HARTFORD, Conn. - The announcement by the Walt Disney company that it will ban junk-food advertising on its children's programs and networks is being hailed by First Lady Michelle Obama, who campaigns against obesity and unhealthy food. But do voluntary initiatives by corporations go far enough?

Makani Themba, who directs the group Communities Creating Healthy Environments, welcomes the move by Disney but retains some skepticism.

"Disney did not say they were going to stop marketing to kids, but they said they were going to stop marketing junk food to kids. I think that there are still some things to watch and to monitor about - What does that mean? And what kinds of food? And how do we even understand what are healthy foods? - because I think there's a lot of debate about that."

Michelle Obama's efforts are laudable, Themba says, but it's time for policymakers and government to play a stronger role in children's nutritional issues. She says the Disney junk-food ban underscores the enormous power of media.

"The most important thing about this is that Disney is admitting what communities have known forever, and that is: Junk-food marketing is bad for kids, it's unhealthy and companies should stop it."

Themba says Michelle Obama already is one of the most successful first ladies to use the "bully pulpit" of the White House to effect social change.

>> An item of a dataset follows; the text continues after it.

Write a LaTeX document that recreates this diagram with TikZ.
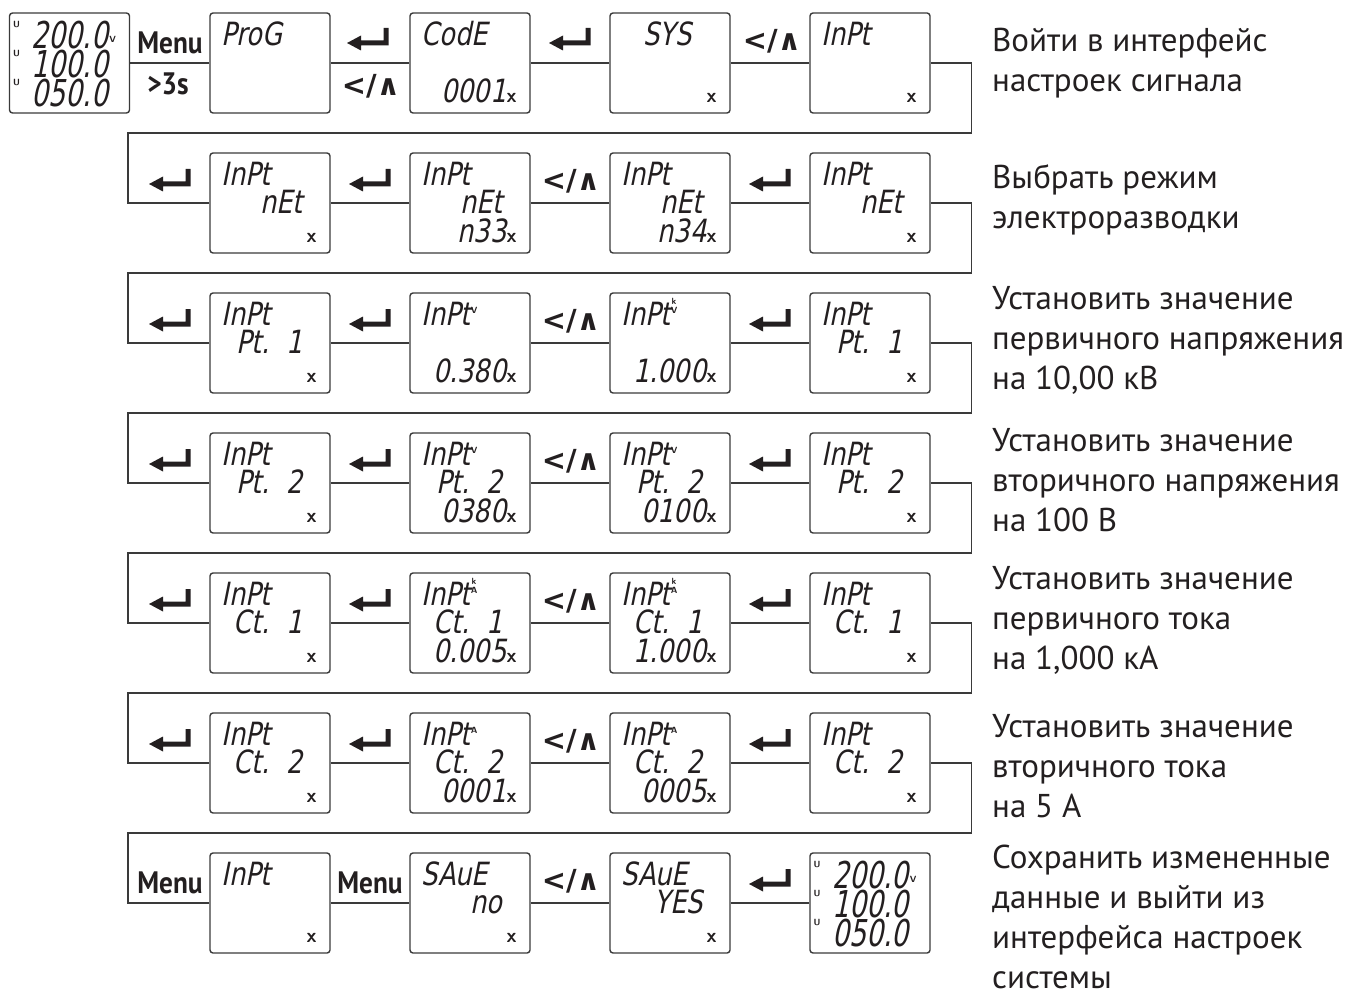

"Of course, she can't do it alone. And government and policymakers have to step up and play the role that they need to play to protect our kids."

Other broadcasters, including Cartoon Network and Nickelodeon, restrict the marketing use of their characters to foods that meet specific nutritional guidelines. Nickelodeon uses standards developed by the food industry. Disney says its standards will follow federal recommendations.